- Task to complete:
Quote all of the data that follows exactly as written, skipping the images.
** start of Record set **
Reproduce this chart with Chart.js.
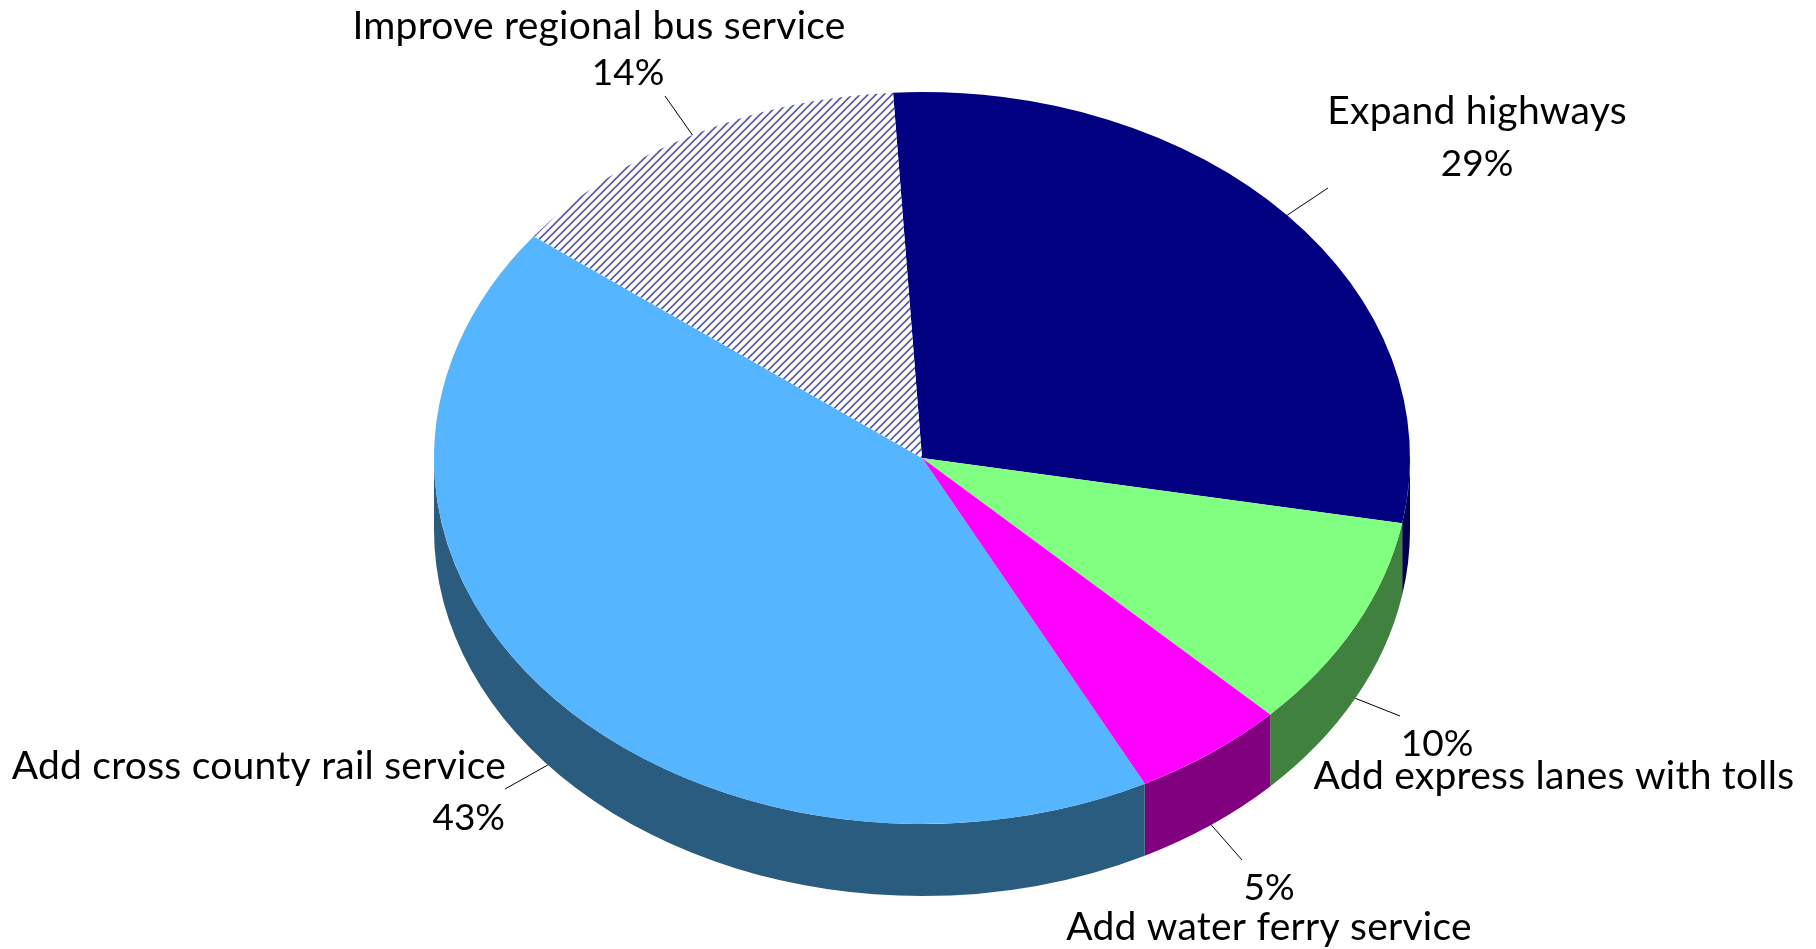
<!DOCTYPE html>
<html>
<head>
<meta charset="utf-8">
<style>
  html, body { margin: 0; padding: 0; background: #fff; }
  #chart-box { width: 1816px; height: 949px; }
</style>
</head>
<body>
<div id="chart-box"><canvas id="pie-chart"></canvas></div>
<script src="https://cdn.jsdelivr.net/npm/chart.js@4/dist/chart.umd.min.js"></script>
<script>
const categories = ['Expand highways', 'Add express lanes with tolls', 'Add water ferry service', 'Add cross county rail service', 'Improve regional bus service'];
const shares = [28.8, 9.5, 5.1, 42.9, 13.7];
const topColors = ['#000080', '#80ff80', '#ff00ff', '#55b6ff', null];
const wallColors = ['#000050', '#41813f', '#80007f', '#2a5c80', '#555566'];
const rotationDeg = -3.4;

// Where each label sits: leader end, then the two text rows [text kind, x, baseline, align]
const labelLayout = [
    { leader: [1328, 188], rows: [['name', 1477, 124, 'center'], ['pct', 1477, 176, 'center']] },
    { leader: [1400, 716], rows: [['pct', 1437, 756, 'center'], ['name', 1554, 789, 'center']] },
    { leader: [1242, 860], rows: [['pct', 1269, 900, 'center'], ['name', 1269, 940, 'center']] },
    { leader: [505, 789], rows: [['name', 506, 779, 'right'], ['pct', 505, 830, 'right']] },
    { leader: [665, 96], rows: [['name', 599, 39, 'center'], ['pct', 628, 85, 'center']] }
];

const rx = 488;
const ry = 366;
const squash = ry / rx;
const depth = 72;

// Light diagonal stripes for the bus slice. The tile gets stretched back
// because the whole pie is drawn squashed in y.
function makeHatch(ctx) {
    const tile = document.createElement('canvas');
    tile.width = tile.height = 8;
    const t = tile.getContext('2d');
    t.fillStyle = '#fff';
    t.fillRect(0, 0, 8, 8);
    t.strokeStyle = '#000080';
    t.lineWidth = 1.2;
    [[-2, 2, 2, -2], [-2, 10, 10, -2], [6, 10, 10, 6]].forEach(s => {
        t.beginPath();
        t.moveTo(s[0], s[1]);
        t.lineTo(s[2], s[3]);
        t.stroke();
    });
    const pattern = ctx.createPattern(tile, 'repeat');
    pattern.setTransform(new DOMMatrix().scale(1, 1 / squash));
    return pattern;
}

const squashPie = {
    id: 'squashPie',
    beforeDatasetsDraw(chart) {
        const ctx = chart.ctx;
        const arcs = chart.getDatasetMeta(0).data;
        const cx = arcs[0].x;
        const cy = arcs[0].y;

        // side wall, only the part of each slice facing the viewer
        arcs.forEach((arc, i) => {
            const from = Math.max(arc.startAngle, 0);
            const to = Math.min(arc.endAngle, Math.PI);
            if (from >= to) return;
            ctx.beginPath();
            ctx.ellipse(cx, cy, rx, ry, 0, from, to);
            ctx.ellipse(cx, cy + depth, rx, ry, 0, to, from, true);
            ctx.closePath();
            ctx.fillStyle = wallColors[i];
            ctx.fill();
        });

        ctx.save();
        ctx.translate(cx, cy);
        ctx.scale(1, squash);
        ctx.translate(-cx, -cy);
    },
    afterDatasetsDraw(chart) {
        const ctx = chart.ctx;
        ctx.restore();

        const arcs = chart.getDatasetMeta(0).data;
        ctx.textBaseline = 'alphabetic';
        arcs.forEach((arc, i) => {
            const mid = (arc.startAngle + arc.endAngle) / 2;
            const x = arc.x + rx * Math.cos(mid);
            let y = arc.y + ry * Math.sin(mid);
            if (Math.sin(mid) > 0) y += depth;

            ctx.beginPath();
            ctx.moveTo(x, y);
            ctx.lineTo(labelLayout[i].leader[0], labelLayout[i].leader[1]);
            ctx.strokeStyle = '#000';
            ctx.lineWidth = 1;
            ctx.stroke();

            labelLayout[i].rows.forEach(row => {
                const isName = row[0] === 'name';
                // Lato runs narrower than the original face, names need the extra room
                ctx.font = isName ? '39px Lato' : '37px Lato';
                ctx.letterSpacing = isName ? '0.25px' : '0px';
                ctx.textAlign = row[3];
                ctx.fillStyle = '#000';
                ctx.fillText(isName ? categories[i] : Math.round(shares[i]) + '%', row[1], row[2]);
            });
        });
    }
};

const canvas = document.getElementById('pie-chart');
const hatch = makeHatch(canvas.getContext('2d'));

new Chart(canvas, {
    type: 'pie',
    data: {
        labels: categories,
        datasets: [{
            data: shares,
            backgroundColor: topColors.map(c => c || hatch),
            borderWidth: 0,
            clip: false
        }]
    },
    options: {
        responsive: true,
        maintainAspectRatio: false,
        animation: false,
        radius: rx,
        rotation: rotationDeg,
        layout: { padding: { left: 28, right: 0, top: 0, bottom: 33 } },
        plugins: {
            legend: { display: false },
            tooltip: { enabled: false }
        }
    },
    plugins: [squashPie]
});
</script>
</body>
</html>
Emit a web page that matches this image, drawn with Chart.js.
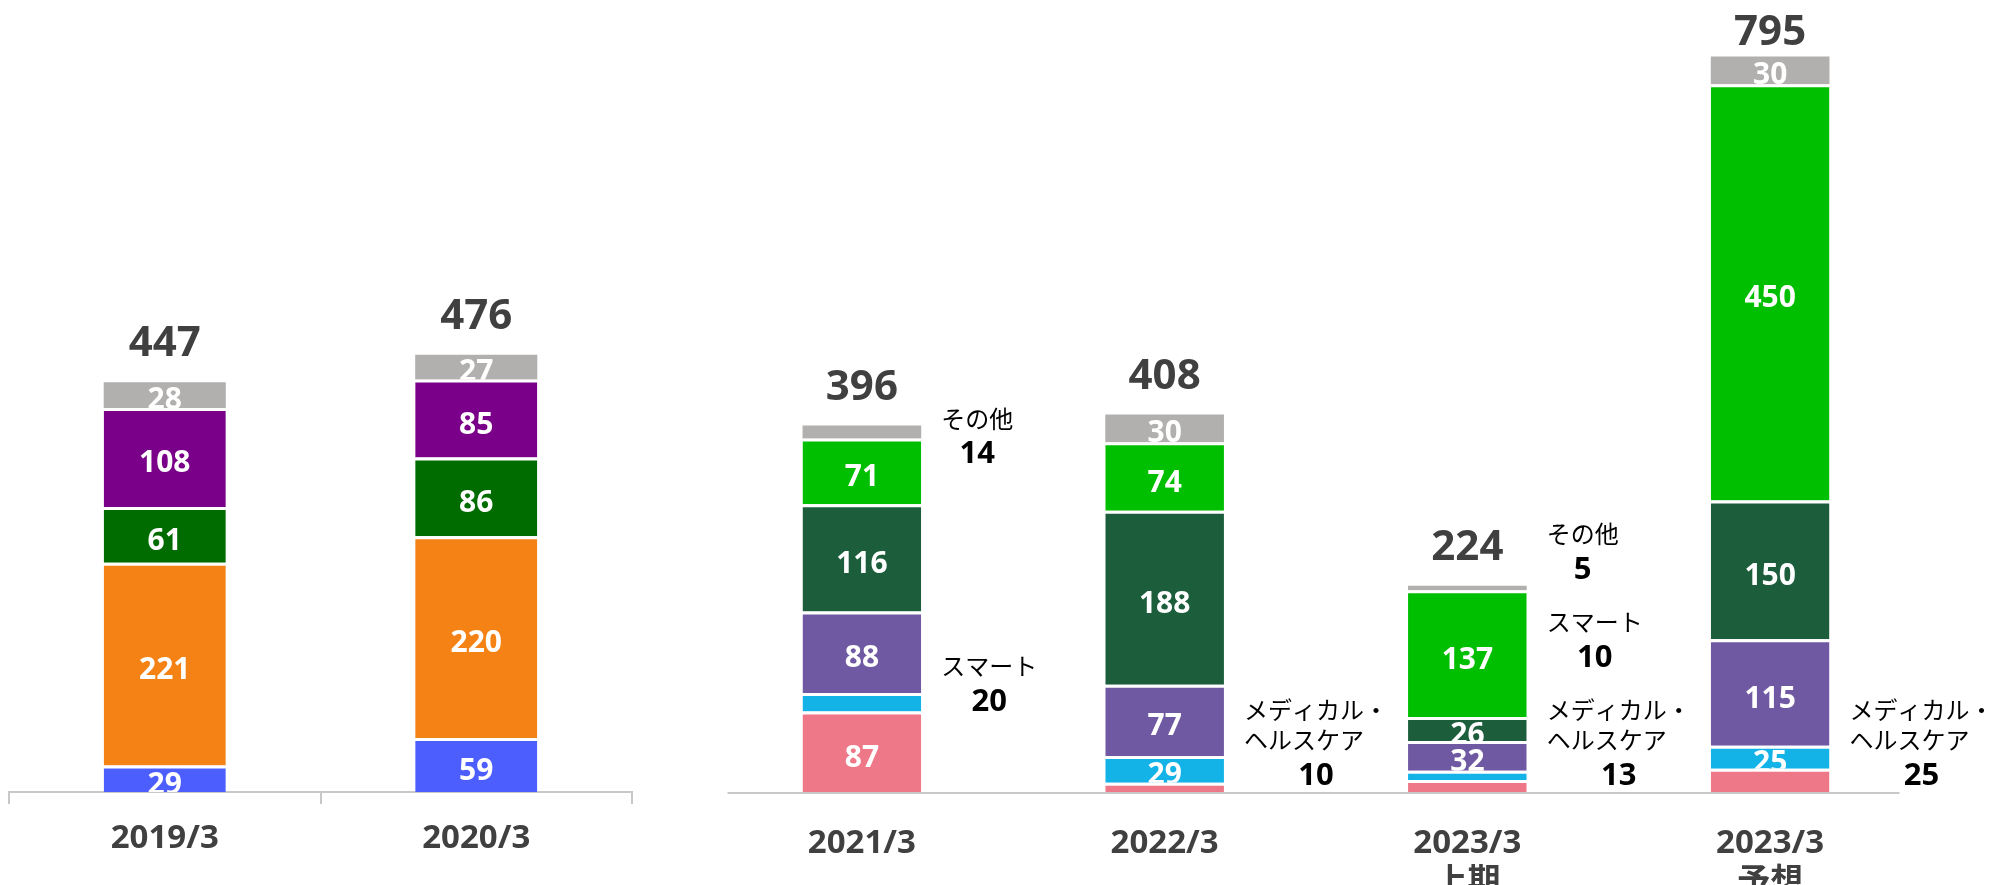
** end of Record set **
- Result:
Reproduce this chart with Chart.js.
<!DOCTYPE html>
<html>
<head>
<meta charset="utf-8">
<style>
  html, body { margin: 0; padding: 0; background: #fff; }
  #chart-box { width: 1816px; height: 949px; }
</style>
</head>
<body>
<div id="chart-box"><canvas id="pie-chart"></canvas></div>
<script src="https://cdn.jsdelivr.net/npm/chart.js@4/dist/chart.umd.min.js"></script>
<script>
const categories = ['Expand highways', 'Add express lanes with tolls', 'Add water ferry service', 'Add cross county rail service', 'Improve regional bus service'];
const shares = [28.8, 9.5, 5.1, 42.9, 13.7];
const topColors = ['#000080', '#80ff80', '#ff00ff', '#55b6ff', null];
const wallColors = ['#000050', '#41813f', '#80007f', '#2a5c80', '#555566'];
const rotationDeg = -3.4;

// Where each label sits: leader end, then the two text rows [text kind, x, baseline, align]
const labelLayout = [
    { leader: [1328, 188], rows: [['name', 1477, 124, 'center'], ['pct', 1477, 176, 'center']] },
    { leader: [1400, 716], rows: [['pct', 1437, 756, 'center'], ['name', 1554, 789, 'center']] },
    { leader: [1242, 860], rows: [['pct', 1269, 900, 'center'], ['name', 1269, 940, 'center']] },
    { leader: [505, 789], rows: [['name', 506, 779, 'right'], ['pct', 505, 830, 'right']] },
    { leader: [665, 96], rows: [['name', 599, 39, 'center'], ['pct', 628, 85, 'center']] }
];

const rx = 488;
const ry = 366;
const squash = ry / rx;
const depth = 72;

// Light diagonal stripes for the bus slice. The tile gets stretched back
// because the whole pie is drawn squashed in y.
function makeHatch(ctx) {
    const tile = document.createElement('canvas');
    tile.width = tile.height = 8;
    const t = tile.getContext('2d');
    t.fillStyle = '#fff';
    t.fillRect(0, 0, 8, 8);
    t.strokeStyle = '#000080';
    t.lineWidth = 1.2;
    [[-2, 2, 2, -2], [-2, 10, 10, -2], [6, 10, 10, 6]].forEach(s => {
        t.beginPath();
        t.moveTo(s[0], s[1]);
        t.lineTo(s[2], s[3]);
        t.stroke();
    });
    const pattern = ctx.createPattern(tile, 'repeat');
    pattern.setTransform(new DOMMatrix().scale(1, 1 / squash));
    return pattern;
}

const squashPie = {
    id: 'squashPie',
    beforeDatasetsDraw(chart) {
        const ctx = chart.ctx;
        const arcs = chart.getDatasetMeta(0).data;
        const cx = arcs[0].x;
        const cy = arcs[0].y;

        // side wall, only the part of each slice facing the viewer
        arcs.forEach((arc, i) => {
            const from = Math.max(arc.startAngle, 0);
            const to = Math.min(arc.endAngle, Math.PI);
            if (from >= to) return;
            ctx.beginPath();
            ctx.ellipse(cx, cy, rx, ry, 0, from, to);
            ctx.ellipse(cx, cy + depth, rx, ry, 0, to, from, true);
            ctx.closePath();
            ctx.fillStyle = wallColors[i];
            ctx.fill();
        });

        ctx.save();
        ctx.translate(cx, cy);
        ctx.scale(1, squash);
        ctx.translate(-cx, -cy);
    },
    afterDatasetsDraw(chart) {
        const ctx = chart.ctx;
        ctx.restore();

        const arcs = chart.getDatasetMeta(0).data;
        ctx.textBaseline = 'alphabetic';
        arcs.forEach((arc, i) => {
            const mid = (arc.startAngle + arc.endAngle) / 2;
            const x = arc.x + rx * Math.cos(mid);
            let y = arc.y + ry * Math.sin(mid);
            if (Math.sin(mid) > 0) y += depth;

            ctx.beginPath();
            ctx.moveTo(x, y);
            ctx.lineTo(labelLayout[i].leader[0], labelLayout[i].leader[1]);
            ctx.strokeStyle = '#000';
            ctx.lineWidth = 1;
            ctx.stroke();

            labelLayout[i].rows.forEach(row => {
                const isName = row[0] === 'name';
                // Lato runs narrower than the original face, names need the extra room
                ctx.font = isName ? '39px Lato' : '37px Lato';
                ctx.letterSpacing = isName ? '0.25px' : '0px';
                ctx.textAlign = row[3];
                ctx.fillStyle = '#000';
                ctx.fillText(isName ? categories[i] : Math.round(shares[i]) + '%', row[1], row[2]);
            });
        });
    }
};

const canvas = document.getElementById('pie-chart');
const hatch = makeHatch(canvas.getContext('2d'));

new Chart(canvas, {
    type: 'pie',
    data: {
        labels: categories,
        datasets: [{
            data: shares,
            backgroundColor: topColors.map(c => c || hatch),
            borderWidth: 0,
            clip: false
        }]
    },
    options: {
        responsive: true,
        maintainAspectRatio: false,
        animation: false,
        radius: rx,
        rotation: rotationDeg,
        layout: { padding: { left: 28, right: 0, top: 0, bottom: 33 } },
        plugins: {
            legend: { display: false },
            tooltip: { enabled: false }
        }
    },
    plugins: [squashPie]
});
</script>
</body>
</html>
Emit a web page that matches this image, drawn with Chart.js.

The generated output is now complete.